Tuesday, August 11, 2009

"Into the inferno
Julian Loose

However prepared you are, the first time you descend into the Tokyo subway during the morning rush hour, it's still a shock. There's nothing frantic, disorderly or impolite when it comes to boarding a train. But the number of people stoically squeezing into each carriage is extraordinary: it's not a question of finding somewhere to stand where you won't step on your neighbours, you are simply thrust up against a flexible wall of silent, smartly dressed, odourless humanity.

Claustrophobic, certainly, but in the event it's an oddly comforting sensation. No one complains or sticks out an awkward elbow; everyone is accommodated, the doors slide shut, the train moves off. Before long, eyes closed, you, too, are drifting off to sleep, securely wedged upright within this rocking cradle - at least until the next stop. It is a very Japanese moment.

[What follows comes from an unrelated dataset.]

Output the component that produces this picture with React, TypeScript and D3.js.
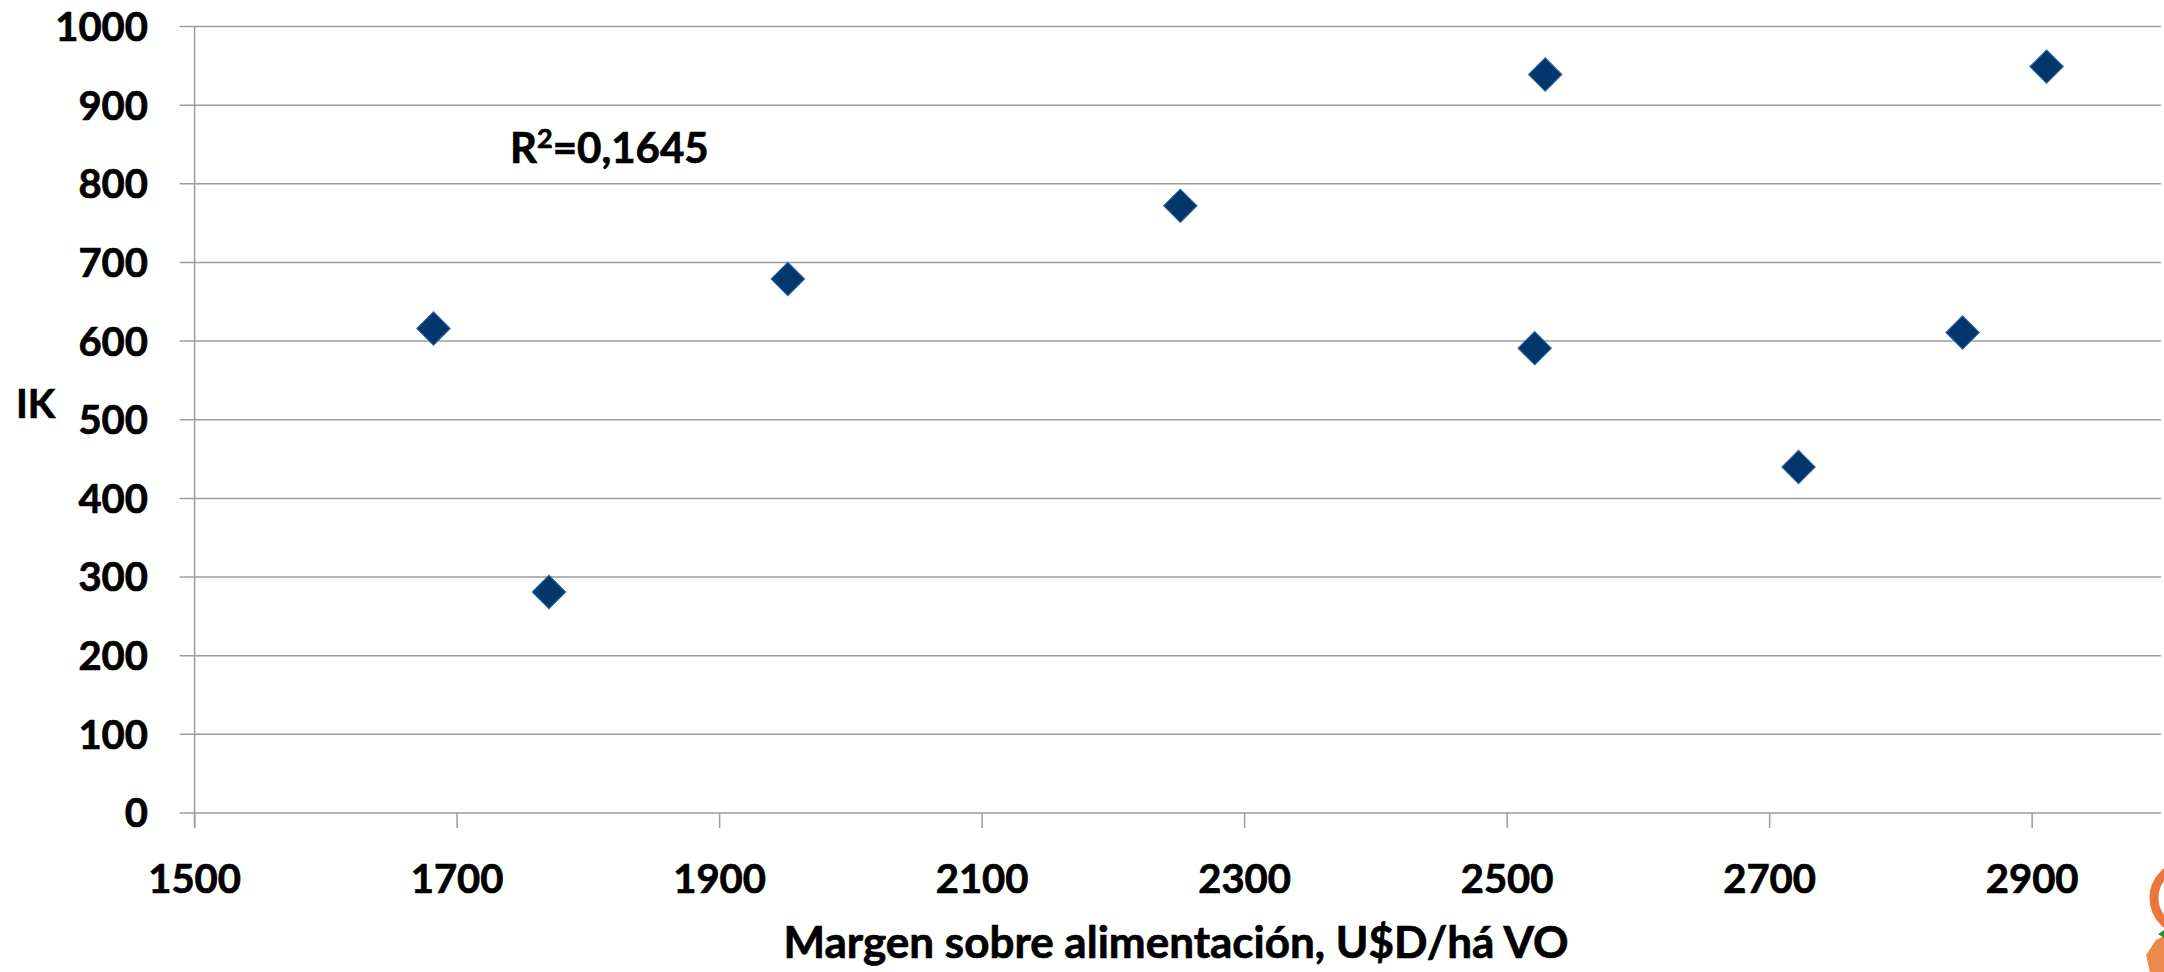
import React from 'react';
import * as d3 from 'd3';

// Margen sobre alimentación (U$D/há VO) vs IK
const margen = [1682, 1770, 1952, 2251, 2529, 2521, 2722, 2847, 2911];
const ik = [616, 281, 679, 772, 939, 591, 440, 611, 949];
const xTicks = [1500, 1700, 1900, 2100, 2300, 2500, 2700, 2900];
const yTicks = [0, 100, 200, 300, 400, 500, 600, 700, 800, 900, 1000];
const r2Label = '0,1645';

const width = 2164;
const height = 972;
const font = 'Lato, "Open Sans", sans-serif';

export default function App() {
  const x = d3.scaleLinear().domain([1500, 3000]).range([194.6, 2163.4]);
  const y = d3.scaleLinear().domain([0, 1000]).range([813, 26.5]);

  const diamond = d3.symbol().type(d3.symbolSquare).size(560)() as string;
  const points = margen.map((m, i) => ({ m, v: ik[i] }));

  const gridRight = 2161;
  const axisX = x(1500);
  const tickLen = 15;

  // a thin outline to get closer to the heavier original bold face
  const textStyle = { fill: '#000', stroke: '#000', strokeWidth: 0.7 };

  return (
    <svg
      width={width}
      height={height}
      style={{ position: 'absolute', left: 0, top: 0, background: '#fff' }}
      fontFamily={font}
      fontWeight="bold"
    >
      <rect width={width} height={height} fill="#fff" />

      {/* horizontal gridlines + y ticks */}
      {yTicks.map((t) => (
        <g key={'y' + t}>
          <line
            x1={axisX - tickLen}
            x2={gridRight}
            y1={y(t)}
            y2={y(t)}
            stroke="#9c9c9c"
            strokeWidth={1.5}
          />
          <text x={148} y={y(t)} dy="0.36em" textAnchor="end" fontSize={40} style={textStyle}>
            {t}
          </text>
        </g>
      ))}

      {/* y axis */}
      <line x1={axisX} x2={axisX} y1={y(1000)} y2={y(0) + tickLen} stroke="#9c9c9c" strokeWidth={1.5} />

      {/* x ticks */}
      {xTicks.map((t) => (
        <g key={'x' + t}>
          <line x1={x(t)} x2={x(t)} y1={y(0)} y2={y(0) + tickLen} stroke="#9c9c9c" strokeWidth={1.5} />
          <text x={x(t)} y={893} textAnchor="middle" fontSize={40} style={textStyle}>
            {t}
          </text>
        </g>
      ))}

      {/* points */}
      {points.map((p, i) => (
        <path
          key={i}
          d={diamond}
          transform={`translate(${x(p.m)},${y(p.v)}) rotate(45)`}
          fill="#03366a"
          stroke="#3567a8"
          strokeWidth={1}
        />
      ))}

      {/* R² annotation */}
      <text x={510} y={163} fontSize={42} style={textStyle}>
        R<tspan dy={-15} fontSize={27}>2</tspan>
        <tspan dy={15}>={r2Label}</tspan>
      </text>

      {/* axis titles */}
      <text x={16} y={418} fontSize={40} style={textStyle}>IK</text>
      <text x={1176} y={958} textAnchor="middle" fontSize={44} style={textStyle}>
        Margen sobre alimentación, U$D/há VO
      </text>

      {/* corner logo fragment */}
      <circle cx={2187} cy={898} r={33} fill="none" stroke="#ea763c" strokeWidth={9} />
      <path d="M2150,972 L2146,955 L2156,940 L2164,936 L2164,972 Z" fill="#ec8a4e" />
      <path d="M2158,934 L2164,930 L2164,938 Z" fill="#2e8b3a" />
    </svg>
  );
}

The notion that deliberate harm could befall anyone cocooned on such a train is profoundly disturbing. But on the morning of Monday 20 March 1995, five senior members of the Aum Shinrikyo cult board different trains, drop plastic bags to the floor and puncture them with the sharpened tips of their umbrellas. They leave. People in the carriage start to cough. Leaking out of the bags is sarin - the nerve gas that was invented by Nazi scientists and later used by Iraq against Iran and the Kurds. A drop of sarin the size of a pinhead is sufficient to kill a person: within a matter of hours, 12 Tokyo commuters and subway staff will be dead, and another 5,000 will be less seriously affected. "

Been reading this while comuting between home and work, a bit of masochism, I think, but at the same time being a fan of Murakami's, I think this is a decisive book to really understand his work.